A machine code analyzer is a program that takes a small snippet of assembly code and simulates its execution on a particular microarchitecture using information available to compilers, and outputs the latency and throughput of the whole block, as well as cycle-perfect utilization of various resources within the CPU.
#Using llvm-mca
There are many different machine code analyzers, but I personally prefer llvm-mca
, which you can probably install via a package manager together with clang
. You can also access it through a web-based tool called UICA or in the Compiler Explorer by selecting “Analysis” as the language.
What llvm-mca
does is it runs a set number of iterations of a given assembly snippet and computes statistics about the resource usage of each instruction, which is useful for finding out where the bottleneck is.
We will consider the array sum as our simple example:
loop:
addl (%rax), %edx
addq $4, %rax
cmpq %rcx, %rax
jne loop
Here is its analysis with llvm-mca
for the Skylake microarchitecture:
Iterations: 100
Instructions: 400
Total Cycles: 108
Total uOps: 500
Dispatch Width: 6
uOps Per Cycle: 4.63
IPC: 3.70
Block RThroughput: 0.8
First, it outputs general information about the loop and the hardware:
- It “ran” the loop 100 times, executing 400 instructions in total in 108 cycles, which is the same as executing $\frac{400}{108} \approx 3.7$ instructions per cycle on average (IPC).

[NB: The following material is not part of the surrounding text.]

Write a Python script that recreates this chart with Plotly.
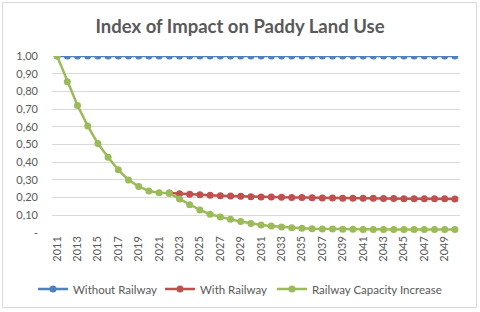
import plotly.graph_objects as go

years = list(range(2011, 2051))

without_railway = [1.00] * 40

with_railway = [None] * 11 + [
    0.226, 0.222, 0.219, 0.216, 0.213, 0.211, 0.209, 0.207, 0.205, 0.204,
    0.203, 0.202, 0.201, 0.200, 0.199, 0.198, 0.198, 0.197, 0.197, 0.196,
    0.196, 0.195, 0.195, 0.194, 0.194, 0.193, 0.193, 0.193, 0.192,
]

capacity_increase = [
    1.00, 0.855, 0.72, 0.605, 0.505, 0.428, 0.357, 0.300, 0.263, 0.237,
    0.228, 0.224, 0.192, 0.160, 0.130, 0.106, 0.090, 0.077, 0.065, 0.054,
    0.045, 0.039, 0.034, 0.030, 0.027, 0.024, 0.023, 0.022, 0.021, 0.021,
    0.020, 0.020, 0.020, 0.020, 0.020, 0.020, 0.020, 0.020, 0.020, 0.020,
]

y_ticks = [0, 0.1, 0.2, 0.3, 0.4, 0.5, 0.6, 0.7, 0.8, 0.9, 1.0]
y_labels = ["-", "0,10", "0,20", "0,30", "0,40", "0,50", "0,60", "0,70", "0,80", "0,90", "1,00"]
x_ticks = list(range(2011, 2050, 2))

series = [
    ("Without Railway", without_railway, "#4F81BD", "legend", 33),
    ("With Railway", with_railway, "#C0504D", "legend2", 160),
    ("Railway Capacity Increase", capacity_increase, "#9BBB59", "legend3", 272),
]

text_color = "#595959"
font = "Lato, Liberation Sans, Arial, sans-serif"

W, H = 480, 312
ml, mr, mt, mb = 52, 20, 56, 79
pw, ph = W - ml - mr, H - mt - mb

def px_x(p):
    return (p - ml) / pw

def px_y(p):
    return (H - mb - p) / ph

fig = go.Figure()
legends = {}
for name, vals, color, leg, lx in series:
    fig.add_trace(go.Scatter(
        x=years, y=vals, name=name, mode="lines+markers",
        line=dict(color=color, width=2.5),
        marker=dict(color=color, size=7),
        legend=leg,
    ))
    legends[leg] = dict(orientation="h", x=lx / W, xanchor="left", xref="container",
                        y=1 - 289 / H, yref="container", yanchor="middle",
                        bgcolor="rgba(0,0,0,0)",
                        font=dict(family=font, size=11.5, color=text_color))

fig.update_layout(
    width=W, height=H,
    margin=dict(l=ml, r=mr, t=mt, b=mb, autoexpand=False),
    paper_bgcolor="white", plot_bgcolor="white",
    title=dict(text="<b>Index of Impact on Paddy Land Use</b>", x=0.5, xanchor="center",
               y=1 - 27 / H, yanchor="middle",
               font=dict(family=font, size=18.5, color=text_color)),
    font=dict(family=font, size=11, color=text_color),
    showlegend=True,
    xaxis=dict(range=[2010.5, 2050.5], tickvals=x_ticks, ticktext=[str(v) for v in x_ticks],
               tickangle=-90, showgrid=False, zeroline=False, automargin=False,
               showline=False, ticks="", tickfont=dict(size=11, color=text_color)),
    yaxis=dict(range=[0, 1.0], tickvals=y_ticks, ticktext=y_labels, automargin=False,
               showgrid=True, gridcolor="#D9D9D9", gridwidth=1, zeroline=False,
               ticks="", tickfont=dict(size=11, color=text_color), ticklabelstandoff=13),
    shapes=[dict(type="rect", xref="paper", yref="paper",
                 x0=px_x(2.5), x1=px_x(476.5), y0=px_y(307.5), y1=px_y(2.5),
                 line=dict(color="#D9D9D9", width=1), layer="below")],
    **legends,
)

fig.write_html("out.html", config={"displayModeBar": False},
               post_script="document.body.style.margin='0';document.body.style.overflow='hidden';")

- The CPU is theoretically capable of executing up to 6 instructions per cycle (dispatch width).
- Each cycle in theory can be executed in 0.8 cycles on average (block reciprocal throughput).
- The “uOps” here are the micro-operations that the CPU splits each instruction into (e.g., fused load-add is composed of two uOps).
Then it proceeds to give information about each individual instruction:
Instruction Info:
[1]: uOps
[2]: Latency
[3]: RThroughput
[4]: MayLoad
[5]: MayStore
[6]: HasSideEffects (U)
[1] [2] [3] [4] [5] [6] Instructions:
2 6 0.50 * addl (%rax), %edx
1 1 0.25 addq $4, %rax
1 1 0.25 cmpq %rcx, %rax
1 1 0.50 jne -11
There is nothing there that there isn’t in the instruction tables:
- how many uOps each instruction is split into;
- how many cycles each instruction takes to complete (latency);
- how many cycles each instruction takes to complete in the amortized sense (reciprocal throughput), considering that several copies of it can be executed simultaneously.
Then it outputs probably the most important part — which instructions are executing when and where:
Resource pressure by instruction:
[0] [1] [2] [3] [4] [5] [6] [7] [8] [9] Instructions:
- - 0.01 0.98 0.50 0.50 - - 0.01 - addl (%rax), %edx
- - - - - - - 0.01 0.99 - addq $4, %rax
- - - 0.01 - - - 0.99 - - cmpq %rcx, %rax
- - 0.99 - - - - - 0.01 - jne -11
As the contention for execution ports causes structural hazards, ports often become the bottleneck for throughput-oriented loops, and this chart helps diagnose why. It does not give you a cycle-perfect Gantt chart of something like that, but it gives you the aggregate statistics of the execution ports used for each instruction, which lets you find which one is overloaded.